How any you can incorporate critical thinking into any classroom
All thinking involves connections between ideas. Critical thinking involves making sure those connections meet certain standards.
So it should be no surprise that one of the most effective ways to teach critical thinking is to help students make these connections explicit with argument mapping.
Argument mapping helps us visualise the connections between our ideas and makes them clear to both student and teacher.
It requires students literally connect the dots of their thinking. That's why it is so powerful.
And while argument mapping is usually found in a philosophy or critical reasoning class, there is no reason that it can't be used in any discipline to help students think critically about their subject domain.
Most students get very little exposure to critical thinking throughout their education - even at university.
Because of this, the criteria that they use to evaluate their thinking is usually limited to associative coherence. If two ideas gel together, if they can make a coherent story out of them, then those ideas 'make sense'.
But critical thinking requires much more than just association between thoughts and ideas - it requires directed connections with particular qualities.
The ‘direction’ of the connections goes from statements that we think are, or might be, true to statements that we think follow from them. We call this process inferring, and connections which have this quality are inferential connections.
So one of the first activities I like students to try is designed to help them focus on the shape and direction of the inferential connections between claims.
I like to start easy with what I call the "Because Test". Very simply, students are required to show which idea justifies the other by dragging supporting reasons onto a claim.
It should then be possible to state the inference as "A because B".
Sometimes, the answer is obvious. Other times, the answer can stimulate a great deal of classroom debate.
To increase student reflection on the inferential structure, I find it best to initially make the content less contentious. This way, students focus more on how some claims justify others and less on whether those claims are true or false.
Once students are comfortable connecting ideas together in a way that adequately represents the inferential structure of an argument, another useful activity is to fill in the blanks of an argument map.
Beginning with the obvious, where the missing reason must make argument valid ...
And progressing to more "nuanced" arguments ...
There's a great deal of pedagogical value in argument mapping that is derived from simply having students do these exercises in order to see their own thinking and reflect on it.

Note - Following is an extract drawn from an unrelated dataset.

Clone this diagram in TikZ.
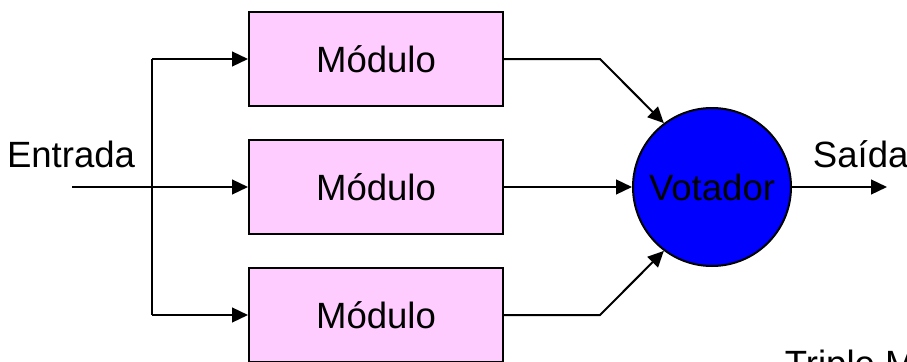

Yet there is so much more that can be derived from using argument mapping as the focal point of classroom discussion.
Reasoning is far better understood as a social competence rather than as an individual faculty.
So when we explicitly depict our thinking in visual form, we create a shared representation of our reasoning. We can literally point to our claims, our reasons for them, and how these reasons connect with each other.
This shared artifact allows students to discuss and collaborate, to develop the norms of effective thinking, and engage in social cognition.
And that's exactly what we want in a critical thinking pedagogy - to have our students think about and evaluate their thinking.